Optimize Team January 26, 2023

Finding the right advisor to assist you in creating a financial plan can be challenging. For investors, it can be difficult deciding whom to trust with your wealth, and it is important to know exactly what to expect. Here is a list of basic questions you can ask a financial advisor to see if they fit your needs.  

 

Q1. How Often Will You Meet?

One of the most important questions a client should ask an advisor is how often the two parties will meet. Some advisors will only meet with clients when important deadlines are approaching. Often, clients feel more comfortable meeting with advisors regularly, as allowing an advisor to handle one's wealth requires a high level of trust that takes time to build.

Another part of this question deals with the frequency of communication. If meetings are not scheduled as often as a client would like, how often will they receive updates from the advisor? Many clients expect monthly reviews and performance reports, which advisors can use to help alleviate the anxiety of clients. Newsletters are great pieces advisors can distribute as well, to keep their clients updated on essential topics in the financial world.

 

Q2. What is your asset allocation strategy and what returns can I expect?

Every advisor has a different investment strategy. Some even have multiple strategies based on the risk tolerance of each client. It is important to understand to what extent a client’s portfolio will be diversified, and the types of returns to expect. While the return percentage can never be guaranteed, understanding why a portfolio is structured in such a way can be very beneficial for the client.

 

Q3. Which custodian does the Advisor use?

It is very rare for an advisor to not have a legitimate third-party custodian bank to store client funds. These custodians are trusted financial institutions that will hold a client’s money, eliminating the threat of an advisor using the funds for fraudulent activity.

 

Q4. What is the cost of your services? What are the tax implications? 

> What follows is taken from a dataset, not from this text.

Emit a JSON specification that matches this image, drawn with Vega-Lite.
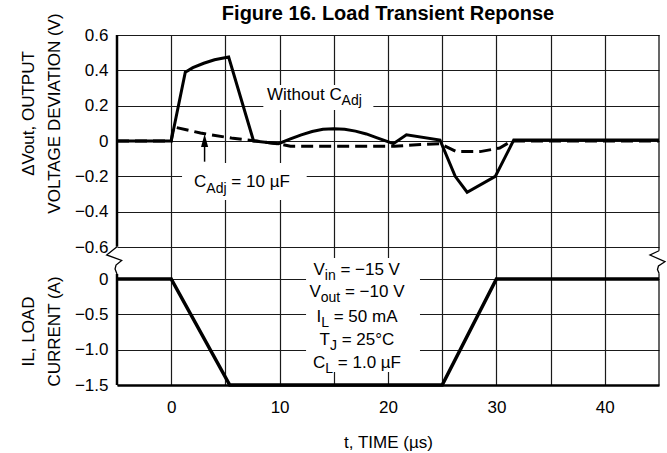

The cost structure of a financial advisor can vary. Some advisors may use a commission structure, while others may use a fee-based model. Depending on the client’s situation and the types of investments they are looking to make, the best fee structure will differ on a case-by-case basis. Tax implications are another important question to ask an advisor. Clients typically ask more about their returns and often overlook the associated taxes and additional charges they may incur. 

 

Q5. Are you a Fiduciary?

In essence, a fiduciary is someone who is legally obligated to put the client’s interest ahead of theirs. For example, some advisors may try to sell products to clients that will earn the advisor a higher commission, whereas a fiduciary will always choose the best options for a client based on their situation.      

 

Q6. What Services Do You Offer?

The range of services offered by a financial advisor can vary. Whether they are independent or associated with a larger firm, many advisors will provide additional services apart from portfolio management and retirement planning.